On the evening of November 21, the Los Angeles LGBT Center held a candlelight vigil to honor Transgender Day of Remembrance (TDOR) and the victims of the Colorado Spring Shooting.
The evening of community support and healing was designed to not only remember those we’ve lost, but to raise awareness about the constant stigma and discrimination experienced by the TGI/ENBY+ community.
Transgender Day of Remembrance is a solemn occasion where our community names and honors the members of our trans and gender-nonconforming family who we lost to senseless acts of violence. At least 32 transgender or gender non-conforming people have been killed in the U.S. this year, though the actual number is likely to be even higher due to underreporting.
Photos: The Los Angeles LGBT Center
“We refuse to let violence rob us of the possibility to gather, to love each other, and to dream together in solidarity,” said Trans Wellness Center Program Manager, Mariana Marroquin. “We gather because we must remember what is worth fighting for. For now, we commemorate. We tell the stories of the ones we lost. For tonight, that will be enough.”

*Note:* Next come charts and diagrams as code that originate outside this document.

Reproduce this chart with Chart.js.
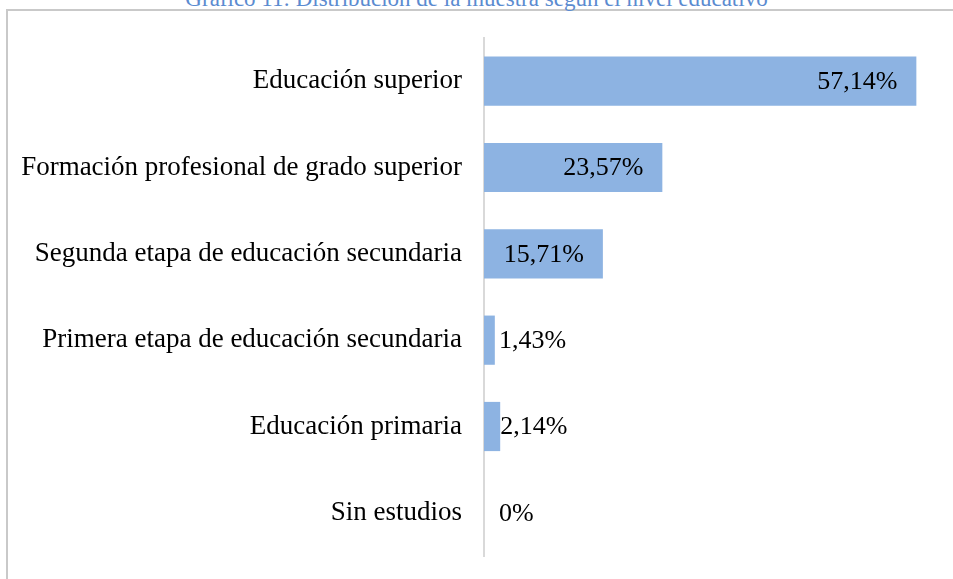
<!DOCTYPE html>
<html>
<head>
<meta charset="utf-8">
<script src="https://cdn.jsdelivr.net/npm/chart.js@4/dist/chart.umd.min.js"></script>
<style>
  html, body { margin: 0; padding: 0; background: #ffffff; }
  #wrap { position: relative; width: 953px; height: 579px; overflow: hidden; }
  #frame {
    position: absolute; left: 6px; top: 9px; width: 1000px; height: 620px;
    border-top: 2px solid #c9c9c9; border-left: 2px solid #c9c9c9;
  }
  #title {
    position: absolute; left: 0; width: 953px; top: -15px; text-align: center;
    font-family: "Liberation Serif", "Times New Roman", serif; font-size: 23px;
    color: #5b8bd0; white-space: nowrap; line-height: 28px;
  }
  canvas { position: absolute; left: 0; top: 0; }
</style>
</head>
<body>
<div id="wrap">
  <div id="frame"></div>
  <div id="title">Gráfico 11: Distribución de la muestra según el nivel educativo</div>
  <canvas id="c" width="953" height="579"></canvas>
</div>
<script>
const categories = [
  "Educación superior",
  "Formación profesional de grado superior",
  "Segunda etapa de educación secundaria",
  "Primera etapa de educación secundaria",
  "Educación primaria",
  "Sin estudios"
];
const percentages = [57.14, 23.57, 15.71, 1.43, 2.14, 0];
const valueLabels = ["57,14%", "23,57%", "15,71%", "1,43%", "2,14%", "0%"];

const FONT = '"Liberation Serif", "Times New Roman", serif';

// Value labels: inside the bar end when they fit, otherwise just past the axis
const barLabels = {
  id: 'barLabels',
  afterDatasetsDraw(chart) {
    const ctx = chart.ctx;
    const meta = chart.getDatasetMeta(0);
    const base = chart.scales.x.getPixelForValue(0);
    ctx.save();
    ctx.font = '26px ' + FONT;
    ctx.fillStyle = '#000000';
    ctx.textBaseline = 'middle';
    meta.data.forEach((bar, i) => {
      const txt = valueLabels[i];
      const w = ctx.measureText(txt).width;
      const barW = bar.x - base;
      if (w + 19 < barW) {
        ctx.textAlign = 'right';
        ctx.fillText(txt, bar.x - 19, bar.y + 1);
      } else {
        ctx.textAlign = 'left';
        ctx.fillText(txt, Math.max(bar.x, base + 15), bar.y + 1);
      }
    });
    ctx.restore();
  }
};

new Chart(document.getElementById('c'), {
  type: 'bar',
  data: {
    labels: categories,
    datasets: [{
      data: percentages,
      backgroundColor: '#8db3e2',
      borderWidth: 0,
      barPercentage: 1,
      categoryPercentage: 0.57
    }]
  },
  options: {
    indexAxis: 'y',
    responsive: false,
    animation: false,
    layout: { padding: { left: 0, right: 15, top: 38, bottom: 23 } },
    plugins: { legend: { display: false }, tooltip: { enabled: false }, title: { display: false } },
    scales: {
      x: { display: false, min: 0, max: 60 },
      y: {
        afterFit(scale) {
          scale.width = 484;
          scale.paddingTop = 0;
          scale.paddingBottom = 0;
        },
        grid: { display: false, drawTicks: false },
        border: { display: true, color: '#d9d9d9', width: 2 },
        ticks: { color: '#000000', padding: 22, font: { family: FONT, size: 27 } }
      }
    }
  },
  plugins: [barLabels]
});
</script>
</body>
</html>
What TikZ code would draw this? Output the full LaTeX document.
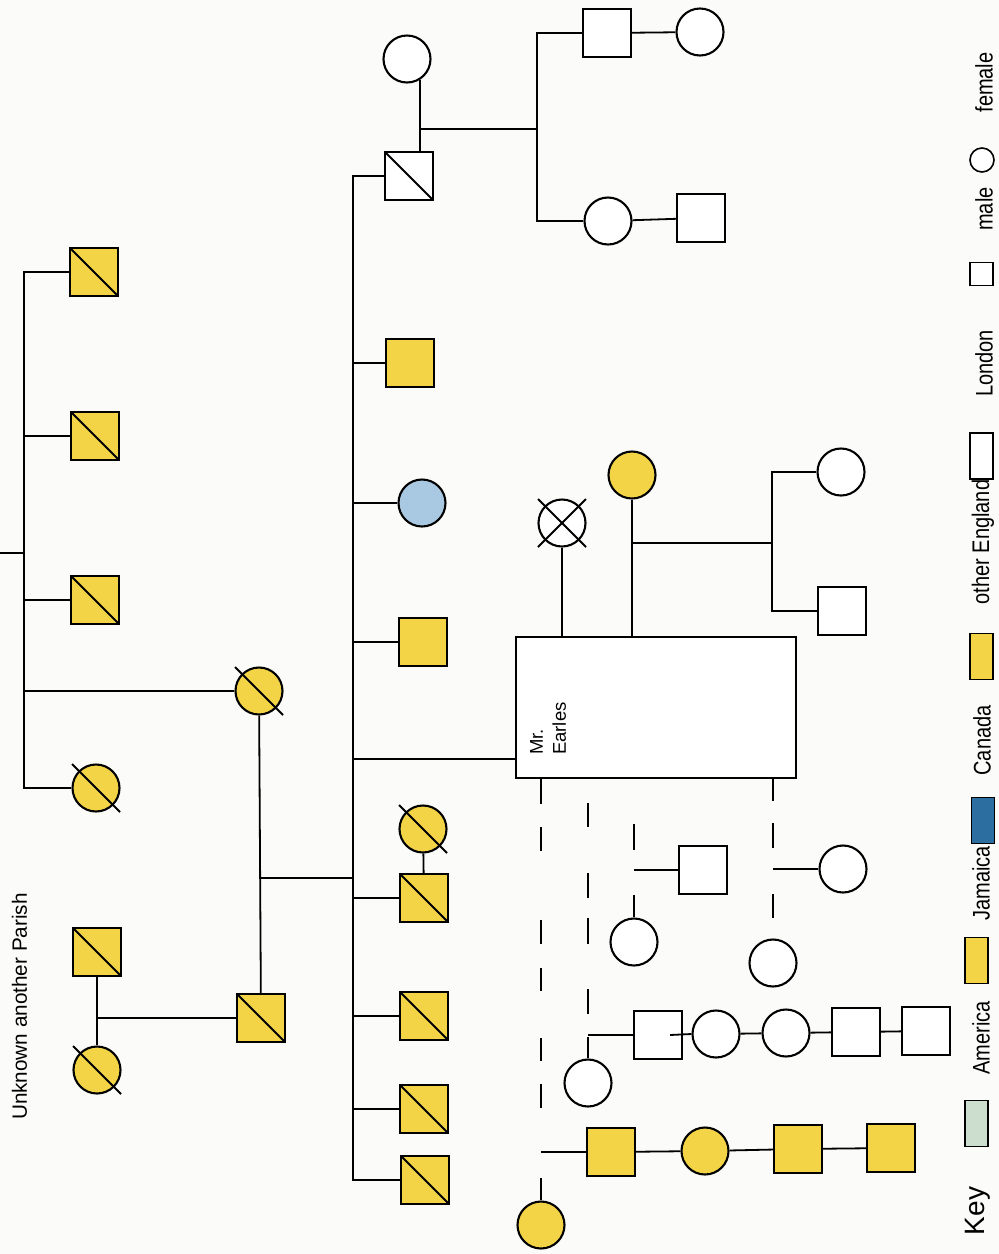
\documentclass[tikz,border=0pt]{standalone}
\usepackage{fontspec}
\setmainfont{Liberation Sans}
\usepackage{xcolor}
\usepackage{graphicx}
\usetikzlibrary{positioning,calc}
\definecolor{pedyellow}{HTML}{F3D447}
\definecolor{pedblue}{HTML}{A9C8E1}
\definecolor{keyblue}{HTML}{2B6E9F}
\definecolor{keygreen}{HTML}{CCDFCF}
\definecolor{paper}{HTML}{FBFBF9}

\begin{document}
\begin{tikzpicture}[
  x=1pt,
  y=-1pt,
  male/.style={rectangle, draw=black, line width=2.1pt, fill=white, minimum size=48pt, inner sep=0pt},
  female/.style={circle, draw=black, line width=2.1pt, fill=white, minimum size=47pt, inner sep=0pt},
  yel/.style={fill=pedyellow},
  link/.style={line width=1.8pt},
  slash/.style={line width=2.1pt},
  keytext/.style={rotate=90, inner sep=0pt, font=\fontsize{20}{24}\selectfont},
  swatch/.style={rectangle, draw=black, line width=1.7pt, minimum width=23pt, minimum height=46pt, inner sep=0pt}
]
\fill[paper] (0,0) rectangle (999,1254);
\useasboundingbox (0,0) rectangle (999,1254);

% oldest siblings
\node[male,yel] (gA) at (94,272) {};
\node[male,yel] (gB) at (95,436) {};
\node[male,yel] (gC) at (95,600) {};
\node[female,yel] (gD) at (259,691) {};
\node[female,yel] (gE) at (96,788) {};
\coordinate (gsib) at (24,553);
\coordinate (gout) at (0,553);
\draw[link] (gout) -- (gsib);
\foreach \n in {gA,gB,gC,gD,gE} \draw[link] (\n.west) -| (gsib);
\node[rotate=90, inner sep=0pt, font=\fontsize{20.7}{24}\selectfont] (parish) at (19.5,1006.5) {Unknown another Parish};

% husband and his parents
\node[male,yel] (uA) at (97,952) {};
\node[female,yel] (uB) at (97,1070) {};
\node[male,yel] (hB) at (261,1018) {};
\draw[link] (uA) -- (uB);
\draw[link] (uA |- hB.west) -- (hB.west);
\draw[link] (gD) -- (hB);
\coordinate (kids) at (353,878);
\draw[link] (gD |- kids) -- (kids);

% their children
\node[male] (chA) at (409,176) {};
\node[male,yel] (chB) at (410,363) {};
\node[female,fill=pedblue] (chC) at (422,503) {};
\node[male,yel] (chD) at (423,642) {};
\node[draw=black, line width=2.1pt, fill=white, minimum width=280pt, minimum height=141pt, inner sep=0pt] (earles) at (656,707.5) {};
\node[rotate=90, anchor=north west, align=left, inner sep=0pt, font=\fontsize{18.5}{23}\selectfont] (earlesname) at (530,755) {Mr.\\Earles};
\node[female,yel] (chF) at (423,829) {};
\node[male,yel] (chE) at (424,898) {};
\node[male,yel] (chG) at (424,1016) {};
\node[male,yel] (chH) at (424,1109) {};
\node[male,yel] (chI) at (425,1180) {};
\foreach \n in {chA,chB,chC,chD,chE,chG,chH,chI} \draw[link] (\n.west) -| (kids);
\coordinate (earlesin) at ($(earles.south west)+(0,-20)$);
\draw[link] (earlesin) -| (kids);
\draw[link] (chF) -- (chE);

% first son's family
\node[female] (wA) at (407,59) {};
\draw[link] (wA.-59) -- (wA.-59 |- chA.north);
\coordinate (dkids) at (537,129);
\draw[link] (wA.-59 |- dkids) -- (dkids);
\node[male] (dA) at (607,33) {};
\node[female] (dAw) at (700,32) {};
\node[female] (dB) at (608,221) {};
\node[male] (dBh) at (701,218) {};
\draw[link] (dA) -- (dAw);
\draw[link] (dB) -- (dBh);
\draw[link] (dA.west) -| (dkids);
\draw[link] (dB.west) -| (dkids);

% Mr. Earles' wives
\node[female] (eX) at (562,523) {};
\node[female,yel] (eY) at (632,475) {};
\draw[link] (eX) -- (eX |- earles.north);
\draw[link] (eY) -- (eY |- earles.north);
\coordinate (ekids) at (772,543);
\draw[link] (eY |- ekids) -- (ekids);
\node[female] (eA) at (841,472) {};
\node[male] (eB) at (842,611) {};
\draw[link] (eA.west) -| (ekids);
\draw[link] (eB.west) -| (ekids);

% lines below Mr. Earles
\node[male,yel] (amA) at (611,1152) {};
\node[female,yel] (amB) at (705,1151) {};
\node[male,yel] (amC) at (798,1149) {};
\node[male,yel] (amD) at (891,1148) {};
\node[female,yel] (amE) at (541,1225) {};
\draw[link] (amA) -- (amB);
\draw[link] (amB) -- (amC);
\draw[link] (amC) -- (amD);
\draw[link, dash pattern=on 25pt off 23pt on 24pt off 69pt on 24pt off 24pt on 23pt off 47pt on 23pt off 23pt on 24pt off 70pt on 30pt] (earles.south -| amE.north) -- (amE.north);
\draw[link] (amE.north |- amA.west) -- (amA.west);

\node[male] (bmA) at (658,1035) {};
\node[female] (bmB) at (716,1034) {};
\node[female] (bmC) at (786,1033) {};
\node[male] (bmD) at (856,1032) {};
\node[male] (bmE) at (926,1031) {};
\node[female] (bmF) at (588,1083) {};
\draw[link] ($(bmA.east)+(-13,0)$) -- (bmB.west);
\draw[link] (bmB) -- (bmC);
\draw[link] (bmC) -- (bmD);
\draw[link] (bmD) -- (bmE);
\draw[link, dash pattern=on 0pt off 24pt on 24pt off 46pt on 25pt off 20pt on 26pt off 45pt on 25pt off 23pt on 30pt] (earles.south -| bmF.north) -- (bmF.north);
\draw[link] (bmF.north |- bmA.west) -- (bmA.west);

\node[male] (cmA) at (703,870) {};
\node[female] (cmB) at (634,942) {};
\draw[link, dash pattern=on 0pt off 45pt on 26pt off 45pt on 30pt] (earles.south -| cmB.north) -- (cmB.north);
\draw[link] (cmB.north |- cmA.west) -- (cmA.west);

\node[female] (dmA) at (843,869) {};
\node[female] (dmB) at (773,963) {};
\draw[link, dash pattern=on 22pt off 22pt on 25pt off 46pt on 24pt off 40pt] (earles.south -| dmB.north) -- (dmB.north);
\draw[link] (dmB.north |- dmA.west) -- (dmA.west);

% deceased
\foreach \n in {gA,gB,gC,gD,gE,uA,uB,hB,chA,chF,chE,chG,chH,chI} \draw[slash] (\n.center) ++(-24,-24) -- ++(48,48);
\draw[slash] (eX.center) ++(-24,-24) -- ++(48,48);
\draw[slash] (eX.center) ++(24,-24) -- ++(-48,48);

% key
\node[keytext] (kFemale) at (984,82.5) {\scalebox{1}[1.2]{female}};
\node[female, minimum size=24pt, line width=1.6pt] (kCircle) at (982,160) {};
\node[keytext] (kMale) at (984,209) {\scalebox{1}[1.2]{male}};
\node[male, minimum size=23pt, line width=1.6pt] (kSquare) at (981.5,274) {};
\node[keytext] (kLondon) at (984,363.5) {\scalebox{1}[1.2]{London}};
\node[swatch, fill=white] (kWhite) at (981.5,456) {};
\node[keytext] (kEngland) at (983,542) {\scalebox{1}[1.2]{other England}};
\node[swatch, fill=pedyellow] (kYelA) at (981.5,656.5) {};
\node[keytext] (kCanada) at (982,740.5) {\scalebox{1}[1.2]{Canada}};
\node[swatch, fill=keyblue] (kBlue) at (983,820.5) {};
\node[keytext] (kJamaica) at (981,883.5) {\scalebox{1}[1.2]{Jamaica}};
\node[swatch, fill=pedyellow] (kYelB) at (976.5,960.5) {};
\node[keytext] (kAmerica) at (981,1038) {\scalebox{1}[1.2]{America}};
\node[swatch, fill=keygreen] (kGreen) at (976.5,1123.5) {};
\node[rotate=90, inner sep=0pt, font=\fontsize{28}{32}\selectfont] (kKey) at (978,1211) {Key};
\end{tikzpicture}
\end{document}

This year’s vigil comes amid a rise in anti-LGBTQ+ and anti-transgender legislation across the country. Since the beginning of 2022, at least 13 states have enacted anti-transgender legislation targeting trans youth, school curriculums, and doctors who provide safe and affirming medical care.
This year, TDOR came the day after the senseless shooting in Colorado Springs that left five dead and more than 25 injured. The vigil also held space to mourn those who were killed at Club Q and to call out the the increase in anti-LGBTQ+ violence, rhetoric, and political scapegoating in the United States.
“The Center will honor the lives we have lost by taking continued action to protect our community from all forms of anti-LGBTQ violence,” said the Center’s CEO, Joe Hollendoner. “Whether that’s by preserving and expanding the sacred spaces like Trans* Lounge where our community can come together to be safe, continuing our advocacy efforts to address anti-LGBTQ legislation and rhetoric, or caring for survivors of hate crimes through our anti-violence program, the Center will do everything possible to make sure another queer or trans life is not lost due to hate. Recent events have served as a painful reminder that our local and national anti-violence work remains urgent.”
The TDOR event was organized by the Center’s Cultural Arts, Trans* Lounge, and Trans Wellness Center teams, and was supported by community partners Bienestar, TransLatin@ Coalition, Children’s Hospital Los Angeles, Friends Community Center, and Youth Moving On.